Dataset items:

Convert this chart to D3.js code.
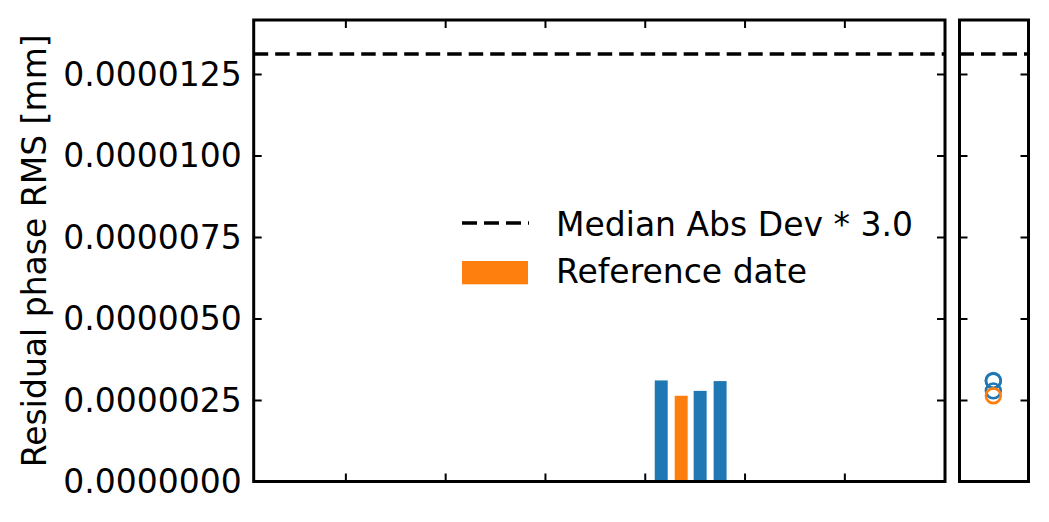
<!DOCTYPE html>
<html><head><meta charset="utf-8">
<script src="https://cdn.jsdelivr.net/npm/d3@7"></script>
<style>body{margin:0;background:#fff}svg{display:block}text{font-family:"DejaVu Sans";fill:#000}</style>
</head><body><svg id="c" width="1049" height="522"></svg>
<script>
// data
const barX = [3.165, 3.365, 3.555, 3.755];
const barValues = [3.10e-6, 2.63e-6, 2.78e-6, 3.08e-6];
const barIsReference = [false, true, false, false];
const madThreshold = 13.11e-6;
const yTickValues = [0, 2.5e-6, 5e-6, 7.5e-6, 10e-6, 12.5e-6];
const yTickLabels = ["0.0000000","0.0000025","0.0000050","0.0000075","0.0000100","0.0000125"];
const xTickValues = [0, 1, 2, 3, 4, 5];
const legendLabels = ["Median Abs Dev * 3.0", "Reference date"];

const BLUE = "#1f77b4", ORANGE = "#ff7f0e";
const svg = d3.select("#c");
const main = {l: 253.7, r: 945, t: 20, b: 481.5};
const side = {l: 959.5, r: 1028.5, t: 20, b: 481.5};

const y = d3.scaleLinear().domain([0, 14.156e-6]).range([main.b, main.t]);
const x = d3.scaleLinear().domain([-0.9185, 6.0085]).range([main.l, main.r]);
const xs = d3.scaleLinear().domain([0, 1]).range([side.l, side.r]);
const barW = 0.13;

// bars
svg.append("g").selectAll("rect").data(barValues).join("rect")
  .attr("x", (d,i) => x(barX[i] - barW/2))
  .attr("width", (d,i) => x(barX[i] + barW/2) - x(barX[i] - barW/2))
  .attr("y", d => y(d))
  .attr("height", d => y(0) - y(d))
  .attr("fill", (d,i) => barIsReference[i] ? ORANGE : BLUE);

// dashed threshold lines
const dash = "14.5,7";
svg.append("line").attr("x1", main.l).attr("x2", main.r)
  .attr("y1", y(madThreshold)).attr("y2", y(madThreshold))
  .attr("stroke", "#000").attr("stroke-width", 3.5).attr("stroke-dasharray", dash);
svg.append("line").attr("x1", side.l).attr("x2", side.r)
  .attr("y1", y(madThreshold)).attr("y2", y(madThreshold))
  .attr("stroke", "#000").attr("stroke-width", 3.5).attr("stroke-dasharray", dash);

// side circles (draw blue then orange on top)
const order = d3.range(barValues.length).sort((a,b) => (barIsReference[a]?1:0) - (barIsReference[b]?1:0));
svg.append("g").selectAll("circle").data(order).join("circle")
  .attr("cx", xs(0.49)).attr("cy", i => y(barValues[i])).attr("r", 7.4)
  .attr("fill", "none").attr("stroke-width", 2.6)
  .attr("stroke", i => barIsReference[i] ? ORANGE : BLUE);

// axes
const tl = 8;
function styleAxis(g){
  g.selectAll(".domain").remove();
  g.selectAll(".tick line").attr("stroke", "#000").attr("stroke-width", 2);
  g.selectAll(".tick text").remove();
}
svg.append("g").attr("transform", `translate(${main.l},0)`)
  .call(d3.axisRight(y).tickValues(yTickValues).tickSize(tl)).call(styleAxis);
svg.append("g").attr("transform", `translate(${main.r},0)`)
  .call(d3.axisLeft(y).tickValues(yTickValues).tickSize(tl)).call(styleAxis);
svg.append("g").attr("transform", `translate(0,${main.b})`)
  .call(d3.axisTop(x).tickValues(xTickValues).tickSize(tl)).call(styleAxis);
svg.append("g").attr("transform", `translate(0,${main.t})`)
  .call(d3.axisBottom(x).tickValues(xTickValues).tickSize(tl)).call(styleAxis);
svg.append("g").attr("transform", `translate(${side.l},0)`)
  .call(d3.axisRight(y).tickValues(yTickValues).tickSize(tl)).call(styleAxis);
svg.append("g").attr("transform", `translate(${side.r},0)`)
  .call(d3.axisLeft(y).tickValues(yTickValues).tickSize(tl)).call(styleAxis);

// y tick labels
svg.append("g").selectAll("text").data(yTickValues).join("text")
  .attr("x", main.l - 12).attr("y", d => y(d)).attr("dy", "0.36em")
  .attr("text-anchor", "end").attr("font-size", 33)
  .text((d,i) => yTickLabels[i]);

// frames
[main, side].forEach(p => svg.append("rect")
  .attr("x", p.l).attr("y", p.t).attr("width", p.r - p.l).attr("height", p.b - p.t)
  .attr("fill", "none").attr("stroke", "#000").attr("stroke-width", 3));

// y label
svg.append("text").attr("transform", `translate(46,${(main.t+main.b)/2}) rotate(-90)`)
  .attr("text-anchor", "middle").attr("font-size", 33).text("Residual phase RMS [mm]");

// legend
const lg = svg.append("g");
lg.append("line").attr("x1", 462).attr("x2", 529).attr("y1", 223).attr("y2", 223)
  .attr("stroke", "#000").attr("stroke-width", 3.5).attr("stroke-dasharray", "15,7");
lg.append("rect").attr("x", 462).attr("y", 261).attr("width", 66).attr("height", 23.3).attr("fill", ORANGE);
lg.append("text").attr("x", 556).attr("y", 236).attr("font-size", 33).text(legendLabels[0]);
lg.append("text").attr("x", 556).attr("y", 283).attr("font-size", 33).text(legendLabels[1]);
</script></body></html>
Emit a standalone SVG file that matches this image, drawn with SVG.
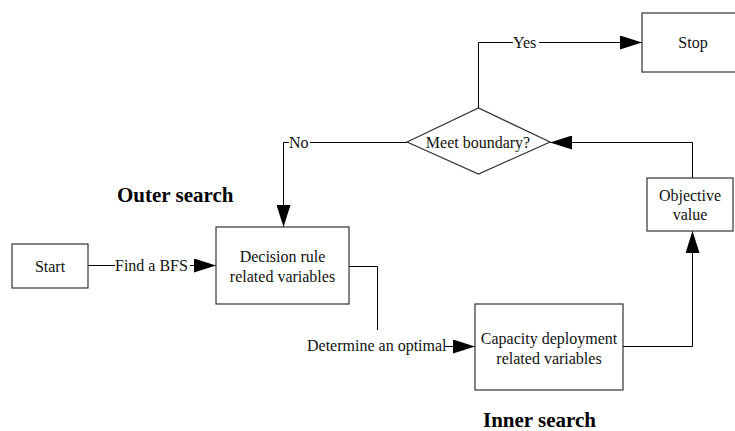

● **EXERCISE INSTRUCTIONS**
Your task is to reproduce the entries above word for word, from the first line through the line with "const barW = 0.13;", and please leave out any pictures.

● **TASK ANSWER**
Convert this chart to D3.js code.
<!DOCTYPE html>
<html><head><meta charset="utf-8">
<script src="https://cdn.jsdelivr.net/npm/d3@7"></script>
<style>body{margin:0;background:#fff}svg{display:block}text{font-family:"DejaVu Sans";fill:#000}</style>
</head><body><svg id="c" width="1049" height="522"></svg>
<script>
// data
const barX = [3.165, 3.365, 3.555, 3.755];
const barValues = [3.10e-6, 2.63e-6, 2.78e-6, 3.08e-6];
const barIsReference = [false, true, false, false];
const madThreshold = 13.11e-6;
const yTickValues = [0, 2.5e-6, 5e-6, 7.5e-6, 10e-6, 12.5e-6];
const yTickLabels = ["0.0000000","0.0000025","0.0000050","0.0000075","0.0000100","0.0000125"];
const xTickValues = [0, 1, 2, 3, 4, 5];
const legendLabels = ["Median Abs Dev * 3.0", "Reference date"];

const BLUE = "#1f77b4", ORANGE = "#ff7f0e";
const svg = d3.select("#c");
const main = {l: 253.7, r: 945, t: 20, b: 481.5};
const side = {l: 959.5, r: 1028.5, t: 20, b: 481.5};

const y = d3.scaleLinear().domain([0, 14.156e-6]).range([main.b, main.t]);
const x = d3.scaleLinear().domain([-0.9185, 6.0085]).range([main.l, main.r]);
const xs = d3.scaleLinear().domain([0, 1]).range([side.l, side.r]);
const barW = 0.13;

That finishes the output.